[Start of RECORDS SHOWN]
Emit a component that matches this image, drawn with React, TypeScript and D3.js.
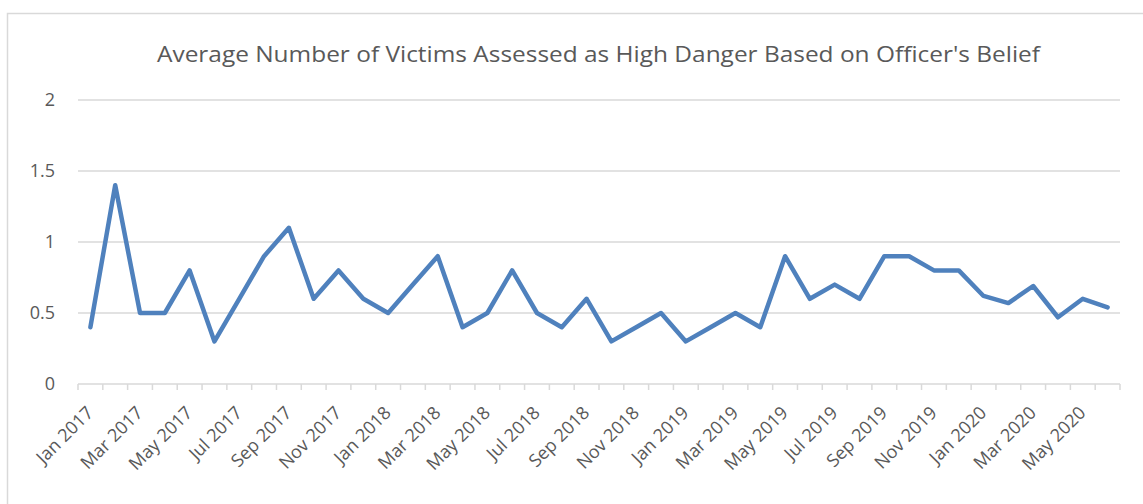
import React from "react";
import * as d3 from "d3";

const months = ["Jan","Feb","Mar","Apr","May","Jun","Jul","Aug","Sep","Oct","Nov","Dec"];
const categories: string[] = [];
for (let y = 2017; y <= 2020; y++) {
  for (let m = 0; m < 12; m++) {
    if (y === 2020 && m > 5) break;
    categories.push(`${months[m]} ${y}`);
  }
}
const values = [
  0.4, 1.4, 0.5, 0.5, 0.8, 0.3, 0.6, 0.9, 1.1, 0.6, 0.8, 0.6,
  0.5, 0.7, 0.9, 0.4, 0.5, 0.8, 0.5, 0.4, 0.6, 0.3, 0.4, 0.5,
  0.3, 0.4, 0.5, 0.4, 0.9, 0.6, 0.7, 0.6, 0.9, 0.9, 0.8, 0.8,
  0.62, 0.57, 0.69, 0.47, 0.6, 0.54,
];
const yTicks = [0, 0.5, 1, 1.5, 2];
const title = "Average Number of Victims Assessed as High Danger Based on Officer's Belief";

const W = 1143, H = 504;
const left = 78, right = 1120, top = 100, bottom = 384;
const FONT = "'Open Sans', 'Noto Sans', sans-serif";

export default function App() {
  const x = d3.scaleBand<string>().domain(categories).range([left, right]).padding(0);
  const y = d3.scaleLinear().domain([0, 2]).range([bottom, top]);
  const line = d3.line<number>()
    .x((_, i) => (x(categories[i]) as number) + x.bandwidth() / 2)
    .y((d) => y(d));
  const boundaries = d3.range(categories.length + 1).map((i) => left + i * x.bandwidth());
  return (
    <svg width={W} height={H} style={{ position: "absolute", left: 0, top: 0, background: "#fff" }}>
      <rect x={7.5} y={13.5} width={W + 20} height={H + 20} fill="#fff" stroke="#d9d9d9" strokeWidth={1.5} />
      <text x={(157 + 1040) / 2} y={62} textAnchor="middle" fontFamily={FONT} fontSize={21}
        fill="#595959" textLength={883} lengthAdjust="spacingAndGlyphs">{title}</text>
      {yTicks.map((t) => (
        <g key={t}>
          <line x1={left} x2={right} y1={y(t)} y2={y(t)} stroke="#d9d9d9" strokeWidth={1.5} />
          <text x={55} y={y(t)} dy="0.35em" textAnchor="end" fontFamily={FONT} fontSize={18} fill="#595959">{t}</text>
        </g>
      ))}
      {boundaries.map((bx, i) => (
        <line key={i} x1={bx} x2={bx} y1={bottom} y2={bottom + 6} stroke="#d9d9d9" strokeWidth={1.5} />
      ))}
      {categories.map((c, i) => i % 2 === 0 ? (
        <text key={c} transform={`translate(${(x(c) as number) + x.bandwidth() / 2 + 4},${bottom + 30}) rotate(-45)`}
          textAnchor="end" fontFamily={FONT} fontSize={18} fill="#595959">{c}</text>
      ) : null)}
      <path d={line(values) || ""} fill="none" stroke="#4f81bd" strokeWidth={4.5} strokeLinejoin="round" strokeLinecap="round" />
    </svg>
  );
}
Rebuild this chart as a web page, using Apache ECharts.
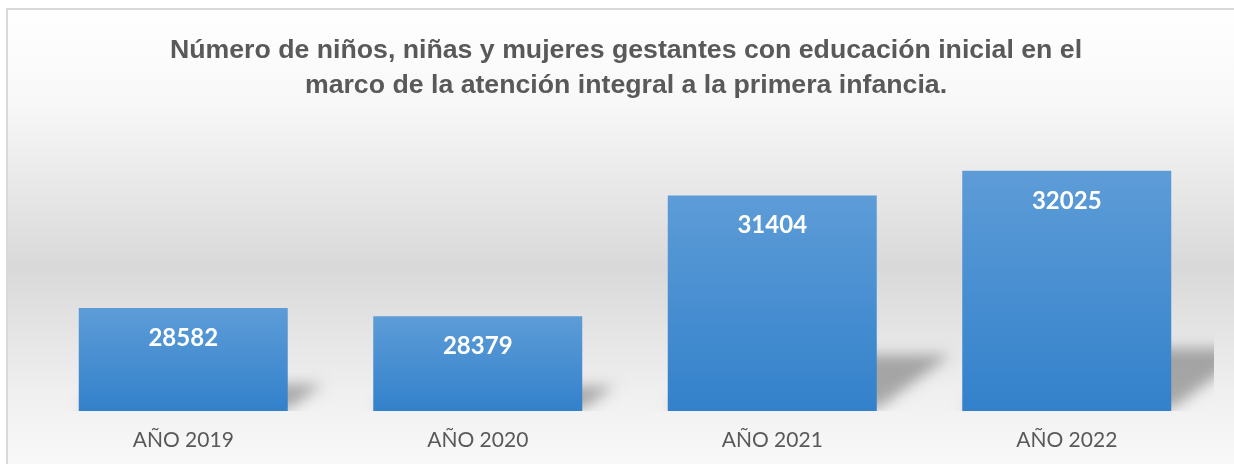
[End of RECORDS SHOWN]
#### WRITTEN REQUEST:
Output the data exactly. Pictures don't belong in the result.

#### CORRECT ANSWER:
Emit a component that matches this image, drawn with React, TypeScript and D3.js.
import React from "react";
import * as d3 from "d3";

const months = ["Jan","Feb","Mar","Apr","May","Jun","Jul","Aug","Sep","Oct","Nov","Dec"];
const categories: string[] = [];
for (let y = 2017; y <= 2020; y++) {
  for (let m = 0; m < 12; m++) {
    if (y === 2020 && m > 5) break;
    categories.push(`${months[m]} ${y}`);
  }
}
const values = [
  0.4, 1.4, 0.5, 0.5, 0.8, 0.3, 0.6, 0.9, 1.1, 0.6, 0.8, 0.6,
  0.5, 0.7, 0.9, 0.4, 0.5, 0.8, 0.5, 0.4, 0.6, 0.3, 0.4, 0.5,
  0.3, 0.4, 0.5, 0.4, 0.9, 0.6, 0.7, 0.6, 0.9, 0.9, 0.8, 0.8,
  0.62, 0.57, 0.69, 0.47, 0.6, 0.54,
];
const yTicks = [0, 0.5, 1, 1.5, 2];
const title = "Average Number of Victims Assessed as High Danger Based on Officer's Belief";

const W = 1143, H = 504;
const left = 78, right = 1120, top = 100, bottom = 384;
const FONT = "'Open Sans', 'Noto Sans', sans-serif";

export default function App() {
  const x = d3.scaleBand<string>().domain(categories).range([left, right]).padding(0);
  const y = d3.scaleLinear().domain([0, 2]).range([bottom, top]);
  const line = d3.line<number>()
    .x((_, i) => (x(categories[i]) as number) + x.bandwidth() / 2)
    .y((d) => y(d));
  const boundaries = d3.range(categories.length + 1).map((i) => left + i * x.bandwidth());
  return (
    <svg width={W} height={H} style={{ position: "absolute", left: 0, top: 0, background: "#fff" }}>
      <rect x={7.5} y={13.5} width={W + 20} height={H + 20} fill="#fff" stroke="#d9d9d9" strokeWidth={1.5} />
      <text x={(157 + 1040) / 2} y={62} textAnchor="middle" fontFamily={FONT} fontSize={21}
        fill="#595959" textLength={883} lengthAdjust="spacingAndGlyphs">{title}</text>
      {yTicks.map((t) => (
        <g key={t}>
          <line x1={left} x2={right} y1={y(t)} y2={y(t)} stroke="#d9d9d9" strokeWidth={1.5} />
          <text x={55} y={y(t)} dy="0.35em" textAnchor="end" fontFamily={FONT} fontSize={18} fill="#595959">{t}</text>
        </g>
      ))}
      {boundaries.map((bx, i) => (
        <line key={i} x1={bx} x2={bx} y1={bottom} y2={bottom + 6} stroke="#d9d9d9" strokeWidth={1.5} />
      ))}
      {categories.map((c, i) => i % 2 === 0 ? (
        <text key={c} transform={`translate(${(x(c) as number) + x.bandwidth() / 2 + 4},${bottom + 30}) rotate(-45)`}
          textAnchor="end" fontFamily={FONT} fontSize={18} fill="#595959">{c}</text>
      ) : null)}
      <path d={line(values) || ""} fill="none" stroke="#4f81bd" strokeWidth={4.5} strokeLinejoin="round" strokeLinecap="round" />
    </svg>
  );
}
Rebuild this chart as a web page, using Apache ECharts.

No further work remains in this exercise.